You are elated because you have begun the process of selling your business. You have received some great initial offers from private equity groups and you are already thinking about buying the vacation home. Hopefully, as you and your investment banker review those initial offers, you are paying attention to the request to roll equity back into the transaction.

Rolled equity is when a buyer requests that a seller take some of the proceeds from the transaction and re-invest it back into the company. Buyers request this for a couple of reasons. The first, and most important reason, is that the buyer wants the management team to have an interest in the continued success of the company. When private equity buys a business, they often require that the key managers stay on to run the company. This can be a tricky situation if the managers have received a large amount of money. At some point, the money in your bank account can encourage managers to leave, or lose interest in their job running the company. This can be exacerbated by the fact that a manager that was once an owner, can have a difficult time adjusting to working for someone else.To combat this issue, many financial buyers request that key managers who are staying with the company roll equity back into the business.

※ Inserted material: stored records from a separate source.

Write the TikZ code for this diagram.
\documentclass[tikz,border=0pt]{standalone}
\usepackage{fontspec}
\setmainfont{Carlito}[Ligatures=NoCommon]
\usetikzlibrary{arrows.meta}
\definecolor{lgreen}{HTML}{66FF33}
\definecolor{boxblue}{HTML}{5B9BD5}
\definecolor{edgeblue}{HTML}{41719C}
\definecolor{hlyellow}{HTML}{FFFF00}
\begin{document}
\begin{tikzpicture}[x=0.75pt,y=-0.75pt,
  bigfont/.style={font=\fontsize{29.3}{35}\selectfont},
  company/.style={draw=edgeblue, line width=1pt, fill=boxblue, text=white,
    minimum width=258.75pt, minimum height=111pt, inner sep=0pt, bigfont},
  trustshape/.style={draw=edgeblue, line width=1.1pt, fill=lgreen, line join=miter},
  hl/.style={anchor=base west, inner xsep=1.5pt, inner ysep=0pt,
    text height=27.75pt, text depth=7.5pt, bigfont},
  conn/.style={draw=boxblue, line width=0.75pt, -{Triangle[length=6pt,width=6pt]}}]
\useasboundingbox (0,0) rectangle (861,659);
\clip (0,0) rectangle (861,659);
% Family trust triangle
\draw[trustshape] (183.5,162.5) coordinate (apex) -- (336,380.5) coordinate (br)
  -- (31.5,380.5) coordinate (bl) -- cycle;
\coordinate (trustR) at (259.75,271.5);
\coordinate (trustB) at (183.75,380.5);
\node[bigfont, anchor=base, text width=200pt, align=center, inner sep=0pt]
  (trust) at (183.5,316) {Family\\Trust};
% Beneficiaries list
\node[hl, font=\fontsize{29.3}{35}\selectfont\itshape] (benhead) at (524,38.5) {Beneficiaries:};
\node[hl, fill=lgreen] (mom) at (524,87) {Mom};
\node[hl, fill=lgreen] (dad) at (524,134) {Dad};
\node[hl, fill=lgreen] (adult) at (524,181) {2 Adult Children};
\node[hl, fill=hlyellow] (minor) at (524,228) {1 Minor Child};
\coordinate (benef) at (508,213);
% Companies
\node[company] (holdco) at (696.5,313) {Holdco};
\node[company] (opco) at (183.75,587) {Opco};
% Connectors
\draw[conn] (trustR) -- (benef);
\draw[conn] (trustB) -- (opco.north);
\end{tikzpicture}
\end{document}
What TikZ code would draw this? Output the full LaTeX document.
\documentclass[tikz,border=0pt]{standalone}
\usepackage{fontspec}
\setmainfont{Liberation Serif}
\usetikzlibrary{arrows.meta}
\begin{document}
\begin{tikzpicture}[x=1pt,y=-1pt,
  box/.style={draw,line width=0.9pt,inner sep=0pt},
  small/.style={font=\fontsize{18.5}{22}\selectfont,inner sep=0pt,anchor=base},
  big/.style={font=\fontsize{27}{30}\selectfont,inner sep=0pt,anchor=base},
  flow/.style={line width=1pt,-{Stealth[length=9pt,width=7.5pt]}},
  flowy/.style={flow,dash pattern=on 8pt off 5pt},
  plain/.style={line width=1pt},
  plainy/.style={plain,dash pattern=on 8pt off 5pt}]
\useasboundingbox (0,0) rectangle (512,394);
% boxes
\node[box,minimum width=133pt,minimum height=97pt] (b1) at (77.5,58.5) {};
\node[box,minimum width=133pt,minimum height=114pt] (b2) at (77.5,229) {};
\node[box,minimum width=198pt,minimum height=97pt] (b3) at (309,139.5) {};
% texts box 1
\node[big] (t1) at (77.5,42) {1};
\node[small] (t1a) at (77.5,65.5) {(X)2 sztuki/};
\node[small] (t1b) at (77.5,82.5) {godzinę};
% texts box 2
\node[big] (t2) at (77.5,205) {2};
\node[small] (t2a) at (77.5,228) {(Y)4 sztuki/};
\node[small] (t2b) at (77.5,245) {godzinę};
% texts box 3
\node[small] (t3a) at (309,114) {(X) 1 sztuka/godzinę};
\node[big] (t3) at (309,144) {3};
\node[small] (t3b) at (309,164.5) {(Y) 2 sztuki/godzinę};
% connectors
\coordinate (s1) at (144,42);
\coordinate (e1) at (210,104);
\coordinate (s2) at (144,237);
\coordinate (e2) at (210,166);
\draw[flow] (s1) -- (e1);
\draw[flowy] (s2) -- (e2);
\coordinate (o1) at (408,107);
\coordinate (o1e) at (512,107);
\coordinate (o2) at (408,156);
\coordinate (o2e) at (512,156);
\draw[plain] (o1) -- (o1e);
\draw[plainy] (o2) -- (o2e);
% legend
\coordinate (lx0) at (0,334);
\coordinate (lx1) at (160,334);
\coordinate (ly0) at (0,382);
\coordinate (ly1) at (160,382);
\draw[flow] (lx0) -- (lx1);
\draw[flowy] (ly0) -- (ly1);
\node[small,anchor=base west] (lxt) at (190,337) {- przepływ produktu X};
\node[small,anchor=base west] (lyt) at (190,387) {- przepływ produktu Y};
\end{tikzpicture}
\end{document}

This amount varies (and can be negotiated as part of the overall transaction Letter of Intent) but can range anywhere from 5% to 49% of the company’s equity.

For smaller transactions, rolled equity can help bridge a gap in valuations between buyer and seller.

Rolled equity might feel a bit strange to a seller, but it isn’t necessarily a bad thing. Think about a couple of reasons why you (or other members of your management team) may want to roll equity.

You will be investing in a business that you know and understand

As an employee of the business, you will have a hand in its growth. This gives many sellers comfort. Instead of investing all your money in the stock market, some people like the opportunity to invest back into their former company because they know all the dynamics related to its success and challenges.

You are participating along with the buyer in generating PE-level returns

PE investments generally carry some higher risk but also generate higher returns for investors. Assuming you understand the risks associated with your former business and are OK with them, you can generally receive better returns on the rolled equity than you can in the stock market.

PE groups will invest in the business to drive growth

PE groups generally look for ways to stimulate growth of the businesses they buy. As an equity-holder in the company, this can be exciting. Acquisitions, a new CRM system, or installing a new machine can mean dramatic results for the business and it’s not necessarily your personal balance sheet that needs to support it.

Of course, rolling equity also means that you have to think like a seller and a buyer at the same time and that can present some challenges.

For instance, an aggressive debt structure can lead to a very high offering price (good for the seller) but might make the company unstable in uncertain market conditions (bad for a buyer).

Your investment banker can walk through the offers you have received as a seller, highlight the rolled equity opportunities or requirements and analyze the different risks that are apparent as a seller and a buyer.